SUPPLIED DATA >>
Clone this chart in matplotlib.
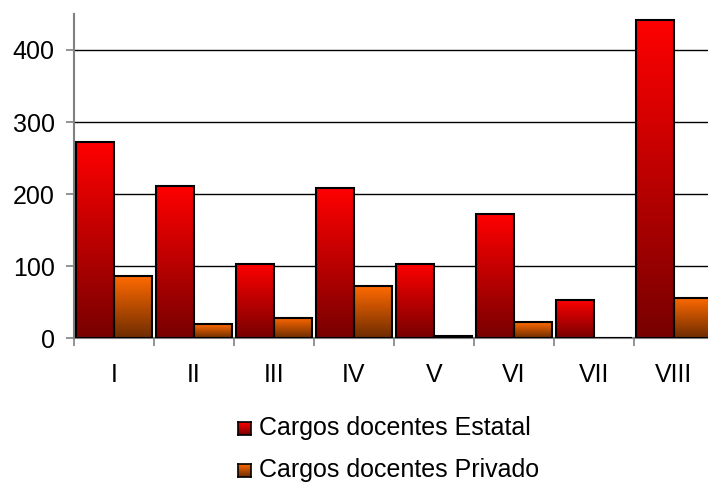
import numpy as np
import matplotlib.pyplot as plt
from matplotlib.colors import LinearSegmentedColormap

plt.rcParams['font.family'] = ['Liberation Sans', 'DejaVu Sans']

categorias = ['I', 'II', 'III', 'IV', 'V', 'VI', 'VII', 'VIII']
estatal = [272, 211, 103, 208, 103, 172, 53, 442]
privado = [86, 19, 28, 72, 3, 22, 0, 56]
series = ['Cargos docentes Estatal', 'Cargos docentes Privado']

cmap_est = LinearSegmentedColormap.from_list('est', ['#780000', '#ff0000'])
cmap_priv = LinearSegmentedColormap.from_list('priv', ['#6e2c00', '#ff6a00'])
grad = np.linspace(0, 1, 256).reshape(-1, 1)

W, H = 708, 482
fig = plt.figure(figsize=(W / 100, H / 100), dpi=100)
# plot area runs past the right edge, as in the original
ax = fig.add_axes([74 / W, (H - 338) / H, 640 / W, 324 / H])

x = np.arange(len(categorias))
bw = 0.475


def grad_bars(xs, vals, cmap):
    bars = ax.bar(xs, vals, width=bw, align='edge', facecolor='none',
                  edgecolor='black', linewidth=1.5, zorder=3)
    for b in bars:
        h = b.get_height()
        if h <= 0:
            continue
        x0 = b.get_x()
        ax.imshow(grad, cmap=cmap, origin='lower', aspect='auto',
                  extent=[x0, x0 + b.get_width(), 0, h], zorder=2)
    return bars


grad_bars(x - bw, estatal, cmap_est)
grad_bars(x, privado, cmap_priv)

ax.set_xlim(-0.5, 7.5)
ax.set_ylim(0, 450)
ax.set_yticks([0, 100, 200, 300, 400])
ax.yaxis.grid(True, color='black', linewidth=1)
ax.set_axisbelow(True)

ax.set_xticks(np.arange(-0.5, 8, 1))
ax.set_xticklabels([])
ax.set_xticks(x, minor=True)
ax.set_xticklabels(categorias, minor=True)
ax.tick_params(axis='x', which='major', length=6, color='#808080', width=1.2)
ax.tick_params(axis='x', which='minor', length=0, pad=18, labelsize=18)
ax.tick_params(axis='y', length=6, color='#808080', width=1.2, pad=8, labelsize=18)

for s in ['top', 'right']:
    ax.spines[s].set_visible(False)
for s in ['left', 'bottom']:
    ax.spines[s].set_color('#808080')
    ax.spines[s].set_linewidth(1.5)

# legend drawn by hand so the markers keep the gradient
for i, (lab, cm) in enumerate(zip(series, [cmap_est, cmap_priv])):
    yc = 428 + i * 42
    lax = fig.add_axes([238 / W, (H - yc - 7) / H, 13 / W, 13 / H])
    lax.imshow(grad, cmap=cm, origin='lower', aspect='auto')
    lax.set_xticks([])
    lax.set_yticks([])
    for s in lax.spines.values():
        s.set_linewidth(1.2)
    fig.text(259 / W, (H - yc) / H, lab, fontsize=18, va='center', ha='left')

fig.savefig('out.png', dpi=100)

WORK TO DO >>
Repeat the material above in full and exactly, apart from the pictures.

RESPONSE TO THE EXERCISE >>
Clone this chart in matplotlib.
import numpy as np
import matplotlib.pyplot as plt
from matplotlib.colors import LinearSegmentedColormap

plt.rcParams['font.family'] = ['Liberation Sans', 'DejaVu Sans']

categorias = ['I', 'II', 'III', 'IV', 'V', 'VI', 'VII', 'VIII']
estatal = [272, 211, 103, 208, 103, 172, 53, 442]
privado = [86, 19, 28, 72, 3, 22, 0, 56]
series = ['Cargos docentes Estatal', 'Cargos docentes Privado']

cmap_est = LinearSegmentedColormap.from_list('est', ['#780000', '#ff0000'])
cmap_priv = LinearSegmentedColormap.from_list('priv', ['#6e2c00', '#ff6a00'])
grad = np.linspace(0, 1, 256).reshape(-1, 1)

W, H = 708, 482
fig = plt.figure(figsize=(W / 100, H / 100), dpi=100)
# plot area runs past the right edge, as in the original
ax = fig.add_axes([74 / W, (H - 338) / H, 640 / W, 324 / H])

x = np.arange(len(categorias))
bw = 0.475


def grad_bars(xs, vals, cmap):
    bars = ax.bar(xs, vals, width=bw, align='edge', facecolor='none',
                  edgecolor='black', linewidth=1.5, zorder=3)
    for b in bars:
        h = b.get_height()
        if h <= 0:
            continue
        x0 = b.get_x()
        ax.imshow(grad, cmap=cmap, origin='lower', aspect='auto',
                  extent=[x0, x0 + b.get_width(), 0, h], zorder=2)
    return bars


grad_bars(x - bw, estatal, cmap_est)
grad_bars(x, privado, cmap_priv)

ax.set_xlim(-0.5, 7.5)
ax.set_ylim(0, 450)
ax.set_yticks([0, 100, 200, 300, 400])
ax.yaxis.grid(True, color='black', linewidth=1)
ax.set_axisbelow(True)

ax.set_xticks(np.arange(-0.5, 8, 1))
ax.set_xticklabels([])
ax.set_xticks(x, minor=True)
ax.set_xticklabels(categorias, minor=True)
ax.tick_params(axis='x', which='major', length=6, color='#808080', width=1.2)
ax.tick_params(axis='x', which='minor', length=0, pad=18, labelsize=18)
ax.tick_params(axis='y', length=6, color='#808080', width=1.2, pad=8, labelsize=18)

for s in ['top', 'right']:
    ax.spines[s].set_visible(False)
for s in ['left', 'bottom']:
    ax.spines[s].set_color('#808080')
    ax.spines[s].set_linewidth(1.5)

# legend drawn by hand so the markers keep the gradient
for i, (lab, cm) in enumerate(zip(series, [cmap_est, cmap_priv])):
    yc = 428 + i * 42
    lax = fig.add_axes([238 / W, (H - yc - 7) / H, 13 / W, 13 / H])
    lax.imshow(grad, cmap=cm, origin='lower', aspect='auto')
    lax.set_xticks([])
    lax.set_yticks([])
    for s in lax.spines.values():
        s.set_linewidth(1.2)
    fig.text(259 / W, (H - yc) / H, lab, fontsize=18, va='center', ha='left')

fig.savefig('out.png', dpi=100)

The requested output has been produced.